I was fishing this weekend in a extremely clear stream. You could count the rocks on the bottom and see the Trout from 40 ft away. I was using dry fly's and had a ton of looky loos that turned away at the last second. I was using Scientific Angler 4x trout tippets. The guy a the local Trout shop said I need to move down to a 6x,7x, or even 8x because of the clear water. What tippet line do you trust in this weight? The Trout are pretty good size as I caught one brown that weighed 4 lbs and one rainbow that weighed 2 lb.

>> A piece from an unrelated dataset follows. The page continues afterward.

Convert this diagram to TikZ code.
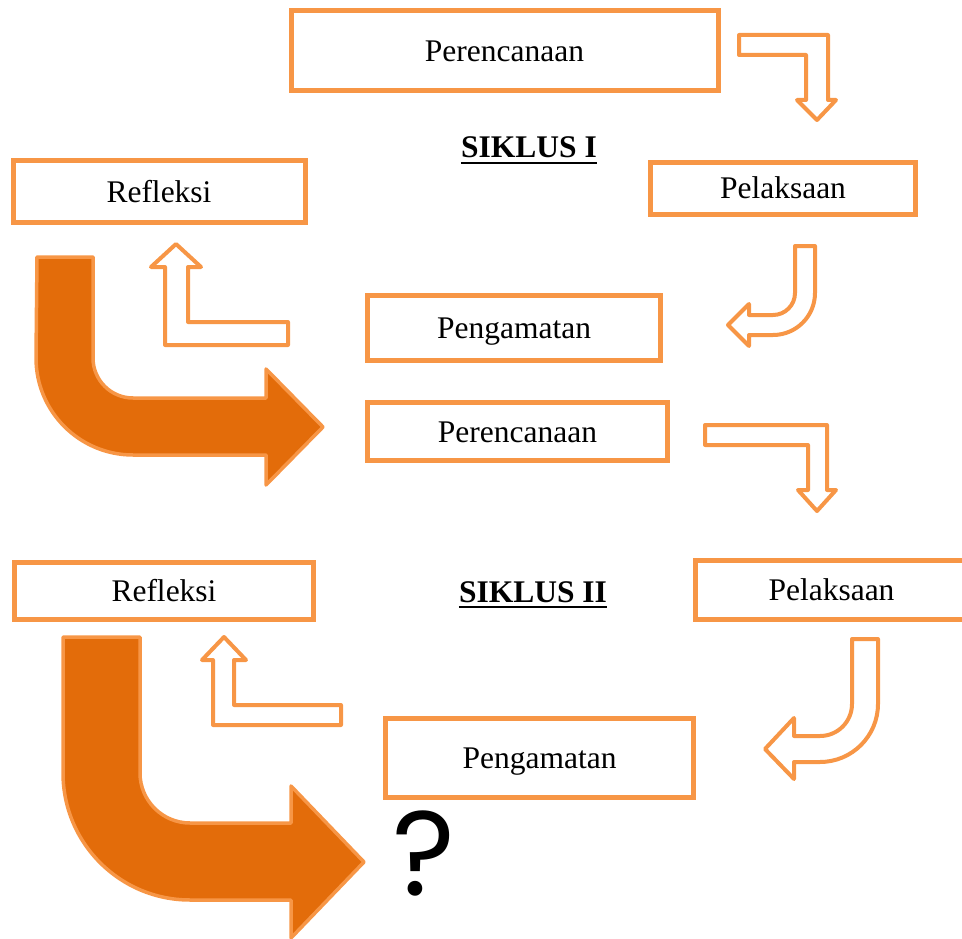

Tippet choice is always a trade off. You sacrifice strength for stealth and vice versa. Heavier tippet also tangles less but can cause line shadows and scare away the fish. Moving to 6x or 7x is a good move to try in clear water with line-shy trout, although 8x is way too delicate to consistently catch 4-pound browns. The smallest I generally go is 6x. I use #22 flies with 6x and I don't have much problem. Haven't snapped my tippet in I can't remember how long. What brands do I trust? Pretty much all of them -- lately I've been using Frog Hair, Orvis, and Climax, mostly because I like the design of the spools and the way they handle.

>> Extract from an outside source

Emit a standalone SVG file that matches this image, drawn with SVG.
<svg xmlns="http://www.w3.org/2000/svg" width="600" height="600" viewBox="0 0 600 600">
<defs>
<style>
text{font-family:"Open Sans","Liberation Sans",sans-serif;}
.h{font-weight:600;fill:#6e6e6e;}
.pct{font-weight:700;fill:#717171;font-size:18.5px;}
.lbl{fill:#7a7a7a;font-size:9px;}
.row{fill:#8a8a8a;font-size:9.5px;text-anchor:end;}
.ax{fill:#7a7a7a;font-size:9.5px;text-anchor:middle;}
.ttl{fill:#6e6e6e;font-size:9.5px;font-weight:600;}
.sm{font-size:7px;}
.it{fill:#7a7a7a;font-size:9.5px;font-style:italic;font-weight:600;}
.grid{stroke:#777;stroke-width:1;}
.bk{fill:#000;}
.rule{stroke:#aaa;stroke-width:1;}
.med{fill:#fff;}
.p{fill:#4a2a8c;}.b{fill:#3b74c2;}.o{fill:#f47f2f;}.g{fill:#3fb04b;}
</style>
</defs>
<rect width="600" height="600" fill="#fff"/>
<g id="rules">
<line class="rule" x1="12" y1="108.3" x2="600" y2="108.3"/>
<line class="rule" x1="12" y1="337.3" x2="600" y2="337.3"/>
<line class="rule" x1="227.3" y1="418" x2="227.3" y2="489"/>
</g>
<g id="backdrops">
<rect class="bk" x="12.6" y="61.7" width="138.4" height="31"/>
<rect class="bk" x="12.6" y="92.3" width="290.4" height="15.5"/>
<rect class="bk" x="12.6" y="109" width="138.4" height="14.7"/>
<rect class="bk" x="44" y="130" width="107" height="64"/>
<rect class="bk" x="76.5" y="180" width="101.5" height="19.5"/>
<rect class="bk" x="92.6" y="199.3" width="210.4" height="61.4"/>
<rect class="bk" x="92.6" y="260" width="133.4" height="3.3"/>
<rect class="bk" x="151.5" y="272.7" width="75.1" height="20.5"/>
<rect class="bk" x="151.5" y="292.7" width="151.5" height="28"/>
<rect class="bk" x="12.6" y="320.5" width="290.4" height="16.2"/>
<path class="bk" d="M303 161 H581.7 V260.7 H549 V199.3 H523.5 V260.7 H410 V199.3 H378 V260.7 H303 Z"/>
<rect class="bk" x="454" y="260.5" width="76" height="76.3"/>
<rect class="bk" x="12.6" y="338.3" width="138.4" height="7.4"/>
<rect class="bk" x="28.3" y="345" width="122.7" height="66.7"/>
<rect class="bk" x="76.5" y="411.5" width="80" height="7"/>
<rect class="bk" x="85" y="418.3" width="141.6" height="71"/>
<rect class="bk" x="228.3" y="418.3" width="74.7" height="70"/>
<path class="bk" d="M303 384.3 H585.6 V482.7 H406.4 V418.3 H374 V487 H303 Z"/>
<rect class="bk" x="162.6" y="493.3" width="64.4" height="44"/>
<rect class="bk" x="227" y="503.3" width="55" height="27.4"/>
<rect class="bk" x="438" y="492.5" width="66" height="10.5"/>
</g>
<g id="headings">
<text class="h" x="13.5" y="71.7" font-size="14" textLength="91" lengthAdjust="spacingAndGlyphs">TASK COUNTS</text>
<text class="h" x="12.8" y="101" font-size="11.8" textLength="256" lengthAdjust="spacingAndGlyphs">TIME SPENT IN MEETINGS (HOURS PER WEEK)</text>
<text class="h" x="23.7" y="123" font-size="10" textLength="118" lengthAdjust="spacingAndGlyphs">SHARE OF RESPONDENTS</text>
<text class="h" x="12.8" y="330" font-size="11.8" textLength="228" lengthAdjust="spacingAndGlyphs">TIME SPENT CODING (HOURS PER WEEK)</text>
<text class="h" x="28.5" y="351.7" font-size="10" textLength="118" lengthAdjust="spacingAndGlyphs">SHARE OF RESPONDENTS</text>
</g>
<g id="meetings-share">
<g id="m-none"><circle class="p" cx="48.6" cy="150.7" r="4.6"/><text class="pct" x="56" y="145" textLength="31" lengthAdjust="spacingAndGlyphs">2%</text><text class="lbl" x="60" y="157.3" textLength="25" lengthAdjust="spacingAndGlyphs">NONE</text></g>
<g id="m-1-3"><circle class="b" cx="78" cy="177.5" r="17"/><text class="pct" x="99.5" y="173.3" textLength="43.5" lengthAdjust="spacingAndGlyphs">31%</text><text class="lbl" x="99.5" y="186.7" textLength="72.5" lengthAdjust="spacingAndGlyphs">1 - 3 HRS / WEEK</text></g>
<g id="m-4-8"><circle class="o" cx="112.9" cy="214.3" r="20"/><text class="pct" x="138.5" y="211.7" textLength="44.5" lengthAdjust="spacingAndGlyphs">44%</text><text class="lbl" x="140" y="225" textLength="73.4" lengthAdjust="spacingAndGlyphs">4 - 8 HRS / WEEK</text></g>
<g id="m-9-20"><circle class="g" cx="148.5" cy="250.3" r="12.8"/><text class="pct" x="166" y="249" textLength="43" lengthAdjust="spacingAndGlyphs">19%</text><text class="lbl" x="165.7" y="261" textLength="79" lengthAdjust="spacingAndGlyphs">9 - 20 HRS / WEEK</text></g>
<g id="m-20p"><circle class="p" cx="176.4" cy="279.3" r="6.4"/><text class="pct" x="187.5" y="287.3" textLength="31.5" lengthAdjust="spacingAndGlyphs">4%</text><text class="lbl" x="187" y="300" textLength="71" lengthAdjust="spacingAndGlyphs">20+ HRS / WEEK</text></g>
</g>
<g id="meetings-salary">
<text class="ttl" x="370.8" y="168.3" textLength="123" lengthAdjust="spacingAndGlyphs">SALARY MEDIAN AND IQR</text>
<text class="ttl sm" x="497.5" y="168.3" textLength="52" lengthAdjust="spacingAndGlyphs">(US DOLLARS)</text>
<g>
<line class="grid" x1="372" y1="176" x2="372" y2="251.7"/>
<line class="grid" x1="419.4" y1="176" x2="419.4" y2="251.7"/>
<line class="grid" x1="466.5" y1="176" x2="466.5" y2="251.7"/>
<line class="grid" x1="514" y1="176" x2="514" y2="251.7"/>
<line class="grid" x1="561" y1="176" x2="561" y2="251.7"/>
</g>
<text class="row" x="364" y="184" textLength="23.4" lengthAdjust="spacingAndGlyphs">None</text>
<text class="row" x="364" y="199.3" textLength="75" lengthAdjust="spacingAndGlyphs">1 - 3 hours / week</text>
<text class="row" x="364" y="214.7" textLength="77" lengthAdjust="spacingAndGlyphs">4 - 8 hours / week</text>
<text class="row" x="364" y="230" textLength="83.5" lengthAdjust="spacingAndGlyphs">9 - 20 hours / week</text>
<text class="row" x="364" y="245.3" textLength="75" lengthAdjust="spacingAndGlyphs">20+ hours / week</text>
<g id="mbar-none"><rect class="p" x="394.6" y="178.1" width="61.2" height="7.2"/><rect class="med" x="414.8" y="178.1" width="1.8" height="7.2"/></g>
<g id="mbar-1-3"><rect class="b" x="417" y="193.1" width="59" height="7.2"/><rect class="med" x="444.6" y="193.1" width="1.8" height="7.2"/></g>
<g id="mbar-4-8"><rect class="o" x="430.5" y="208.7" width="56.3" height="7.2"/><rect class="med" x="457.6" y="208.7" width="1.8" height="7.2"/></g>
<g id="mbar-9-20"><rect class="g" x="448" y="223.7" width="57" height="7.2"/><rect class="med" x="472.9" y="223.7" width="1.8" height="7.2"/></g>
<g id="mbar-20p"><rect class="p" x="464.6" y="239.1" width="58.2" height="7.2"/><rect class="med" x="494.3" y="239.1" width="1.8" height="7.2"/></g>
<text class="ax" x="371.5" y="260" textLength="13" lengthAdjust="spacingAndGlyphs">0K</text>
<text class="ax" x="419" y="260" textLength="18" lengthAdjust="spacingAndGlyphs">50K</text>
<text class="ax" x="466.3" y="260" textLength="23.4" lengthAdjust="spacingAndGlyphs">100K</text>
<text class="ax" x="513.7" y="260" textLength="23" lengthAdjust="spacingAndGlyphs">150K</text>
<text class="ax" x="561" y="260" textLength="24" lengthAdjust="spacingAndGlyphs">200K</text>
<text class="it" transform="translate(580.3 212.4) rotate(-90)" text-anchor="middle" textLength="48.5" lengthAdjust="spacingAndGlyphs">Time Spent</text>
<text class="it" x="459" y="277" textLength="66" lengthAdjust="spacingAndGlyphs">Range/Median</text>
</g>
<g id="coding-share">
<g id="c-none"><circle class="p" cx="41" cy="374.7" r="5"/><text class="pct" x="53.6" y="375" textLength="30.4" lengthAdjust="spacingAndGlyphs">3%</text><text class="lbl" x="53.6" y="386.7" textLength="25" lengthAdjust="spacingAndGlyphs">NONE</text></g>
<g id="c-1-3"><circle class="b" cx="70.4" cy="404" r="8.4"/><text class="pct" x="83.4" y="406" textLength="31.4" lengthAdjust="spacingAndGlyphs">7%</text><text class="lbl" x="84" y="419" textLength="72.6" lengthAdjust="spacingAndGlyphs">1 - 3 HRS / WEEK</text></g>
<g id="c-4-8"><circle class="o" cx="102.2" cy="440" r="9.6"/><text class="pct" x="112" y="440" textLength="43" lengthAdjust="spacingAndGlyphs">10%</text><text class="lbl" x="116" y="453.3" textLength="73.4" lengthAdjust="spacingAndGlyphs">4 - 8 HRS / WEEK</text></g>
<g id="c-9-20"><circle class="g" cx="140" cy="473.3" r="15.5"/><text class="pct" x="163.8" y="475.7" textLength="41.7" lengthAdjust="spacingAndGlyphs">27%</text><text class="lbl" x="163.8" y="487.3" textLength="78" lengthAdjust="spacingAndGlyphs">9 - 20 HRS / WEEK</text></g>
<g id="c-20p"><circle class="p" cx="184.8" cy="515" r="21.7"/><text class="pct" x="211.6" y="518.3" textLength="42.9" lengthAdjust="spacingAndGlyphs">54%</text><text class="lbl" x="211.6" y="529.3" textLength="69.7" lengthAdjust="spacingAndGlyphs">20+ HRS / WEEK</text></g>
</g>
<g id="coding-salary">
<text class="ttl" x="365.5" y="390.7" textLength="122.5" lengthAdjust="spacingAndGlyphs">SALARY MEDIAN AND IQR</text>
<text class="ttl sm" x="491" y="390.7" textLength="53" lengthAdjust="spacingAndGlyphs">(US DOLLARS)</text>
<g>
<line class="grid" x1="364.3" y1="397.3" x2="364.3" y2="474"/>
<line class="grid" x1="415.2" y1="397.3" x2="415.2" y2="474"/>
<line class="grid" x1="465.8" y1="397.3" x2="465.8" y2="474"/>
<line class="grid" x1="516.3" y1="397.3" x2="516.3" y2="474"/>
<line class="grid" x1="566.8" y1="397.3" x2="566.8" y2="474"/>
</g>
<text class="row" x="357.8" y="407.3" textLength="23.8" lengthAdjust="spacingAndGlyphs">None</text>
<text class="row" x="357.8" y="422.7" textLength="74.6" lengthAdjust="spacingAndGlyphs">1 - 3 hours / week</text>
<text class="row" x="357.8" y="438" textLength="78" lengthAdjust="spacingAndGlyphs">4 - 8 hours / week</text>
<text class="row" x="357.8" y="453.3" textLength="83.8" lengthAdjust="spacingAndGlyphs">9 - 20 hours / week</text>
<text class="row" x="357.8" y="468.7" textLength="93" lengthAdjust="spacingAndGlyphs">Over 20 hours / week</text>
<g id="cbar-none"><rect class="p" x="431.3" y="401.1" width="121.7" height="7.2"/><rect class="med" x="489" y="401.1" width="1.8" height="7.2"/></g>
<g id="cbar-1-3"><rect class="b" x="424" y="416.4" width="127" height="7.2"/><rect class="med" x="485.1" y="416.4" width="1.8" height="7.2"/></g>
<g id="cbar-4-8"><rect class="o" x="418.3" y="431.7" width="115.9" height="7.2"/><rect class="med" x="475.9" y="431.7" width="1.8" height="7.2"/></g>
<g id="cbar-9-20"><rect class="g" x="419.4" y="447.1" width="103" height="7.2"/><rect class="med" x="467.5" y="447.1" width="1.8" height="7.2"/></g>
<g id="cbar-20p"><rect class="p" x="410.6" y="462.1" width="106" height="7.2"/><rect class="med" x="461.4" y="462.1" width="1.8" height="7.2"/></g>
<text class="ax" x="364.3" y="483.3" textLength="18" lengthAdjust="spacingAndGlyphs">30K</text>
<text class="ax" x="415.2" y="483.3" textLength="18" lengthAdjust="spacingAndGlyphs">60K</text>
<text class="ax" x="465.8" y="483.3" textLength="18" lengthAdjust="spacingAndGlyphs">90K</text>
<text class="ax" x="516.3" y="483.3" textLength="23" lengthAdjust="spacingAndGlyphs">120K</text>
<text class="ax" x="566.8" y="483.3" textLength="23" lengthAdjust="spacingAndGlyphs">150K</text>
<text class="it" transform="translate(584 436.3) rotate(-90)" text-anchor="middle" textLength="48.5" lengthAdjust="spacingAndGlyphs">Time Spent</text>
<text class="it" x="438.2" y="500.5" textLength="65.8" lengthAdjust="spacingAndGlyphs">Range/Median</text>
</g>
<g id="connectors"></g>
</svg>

I want to take issue with your local fly shop guy, though. If you were getting looks at your fly, the fish weren't exhibiting line-shy behavior. When your line is scaring the fish, they panic and scatter. They see the line, its shadow, or the dimple in the water, and they'll take it for a threat above them. When that happens they go DOWN, or they swim off fast.

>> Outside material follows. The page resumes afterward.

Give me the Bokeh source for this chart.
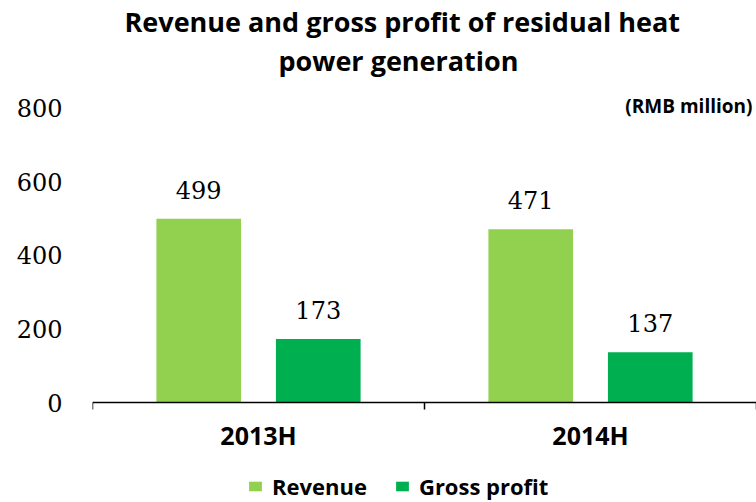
from bokeh.plotting import figure
from bokeh.models import (ColumnDataSource, Range1d, FixedTicker, Legend, LegendItem,
                          Title, Label)
from bokeh.transform import dodge
from bokeh.core.properties import value
from bokeh.embed import file_html
from bokeh.resources import INLINE

# ---- data ----
categories = ["2013H", "2014H"]
revenue = [499, 471]
gross_profit = [173, 137]
y_ticks = [0, 200, 400, 600, 800]
title_lines = ["Revenue and gross profit of residual heat", "power generation"]
unit_label = "(RMB million)"
series_names = ["Revenue", "Gross profit"]
colors = ["#92D050", "#00B050"]

xpos = [i + 0.5 for i in range(len(categories))]
src = ColumnDataSource(dict(x=xpos, cat=categories, rev=revenue, gp=gross_profit,
                            rev_t=[str(v) for v in revenue],
                            gp_t=[str(v) for v in gross_profit]))

# frame runs to the bottom edge; the range below 0 holds the axis labels and legend
p = figure(width=756, height=502, output_backend="svg", toolbar_location=None,
           x_range=Range1d(0, len(categories)), y_range=Range1d(-271, 880),
           min_border_left=92, min_border_right=0, min_border_top=0,
           min_border_bottom=0, title=None)
p.outline_line_color = None
p.xgrid.visible = False
p.ygrid.visible = False

off = 0.18
bw = 0.255
r1 = p.vbar(x=dodge("x", -off), top="rev", width=bw, source=src,
            fill_color=colors[0], line_color=None)
r2 = p.vbar(x=dodge("x", off), top="gp", width=bw, source=src,
            fill_color=colors[1], line_color=None)

lab_kw = dict(text_font=value("DejaVu Serif"), text_font_size="24px",
              text_align="center", text_baseline="alphabetic", y_offset=-29,
              text_color="black", source=src)
p.text(x=dodge("x", -off), y="rev", text="rev_t", **lab_kw)
p.text(x=dodge("x", off), y="gp", text="gp_t", **lab_kw)

# x axis, pinned at value 0
xa = p.xaxis[0]
xa.fixed_location = 0
xa.ticker = FixedTicker(ticks=xpos, minor_ticks=list(range(len(categories) + 1)))
xa.major_label_overrides = {x: c for x, c in zip(xpos, categories)}
xa.axis_line_color = "black"
xa.axis_line_width = 1.5
xa.major_tick_line_color = None
xa.major_tick_out = 0
xa.major_tick_in = 0
xa.minor_tick_line_color = "black"
xa.minor_tick_line_width = 1.5
xa.minor_tick_out = 7
xa.minor_tick_in = 0
xa.major_label_standoff = 8
xa.major_label_text_font = "Open Sans"
xa.major_label_text_font_style = "bold"
xa.major_label_text_font_size = "25px"
xa.major_label_text_color = "black"

# y axis
ya = p.yaxis[0]
ya.ticker = FixedTicker(ticks=y_ticks)
ya.axis_line_color = None
ya.major_tick_line_color = None
ya.minor_tick_line_color = None
ya.major_tick_out = 0
ya.major_tick_in = 0
ya.major_label_standoff = 30
ya.major_label_text_font = "DejaVu Serif"
ya.major_label_text_font_size = "24px"
ya.major_label_text_color = "black"

# unit label
p.add_layout(Label(x=p.x_range.end, y=y_ticks[-1], text=unit_label, text_align="right",
                   text_baseline="middle", x_offset=-4, y_offset=2,
                   text_font="Open Sans", text_font_style="bold",
                   text_font_size="19px", text_color="black"))

# titles (last added is top-most)
title_offsets = [32, 186]
for line, o in reversed(list(zip(title_lines, title_offsets))):
    p.add_layout(Title(text=line, align="left", text_font="Open Sans",
                       text_font_style="bold", text_font_size="27px",
                       text_line_height=0.9, text_color="black",
                       offset=o, standoff=0), "above")

legend = Legend(items=[LegendItem(label=series_names[0], renderers=[r1]),
                       LegendItem(label=series_names[1], renderers=[r2])],
                orientation="horizontal", location=(155, 1),
                glyph_width=16, glyph_height=12, label_standoff=9, spacing=27,
                padding=0, margin=0, border_line_color=None,
                background_fill_alpha=0,
                label_text_font="Open Sans", label_text_font_style="bold",
                label_text_font_size="22px", label_text_color="black")
p.add_layout(legend, "center")

open("out.html", "w").write(file_html(p, INLINE))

What you were seeing is clear-water refusals. On clear and/or slow water, where the trout can carefully examine the fly, you have to up your game on fly choice, not tippet choice. You have to switch flies often and you have to be VERY aware of the forage you're trying to imitate.
Think about it -- the water's clear and slow. A potential meal floats by. The trout rises and slowly drifts along with the fly, making sure it's something he wants to chow down on. If it looks wrong in any way, the trout has the luxury of waiting for the next offering. This is not necessarily because the fly is suspicious that it's an artificial (though some trout seem very suspicious) or sees your tippet. It's often because the trout simply doesn't want to eat anything that's not food, and there's generally a lot of stuff on the water that may look like food but that is not food -- cottonwood seeds, duck feathers, bits of leaves, etc.
So, I'd make sure you've got the right fly. Match the hatch and match it GOOD. Use spent, cripple, and emerger patterns as part of your attack, and change flies often. A fish that refuses one artificial will probably refuse the next one.
If you can't do that, I'd try fishing riffles and faster water. In these areas the fish have more trouble seeing the fly and less time to make the choice to rise. Bigger fish have learned that foraging in clear, slow water pays off, so you might get smaller fish in faster water, but if you can't dial in your imitation, you'll have to move to water where the fish are less selective.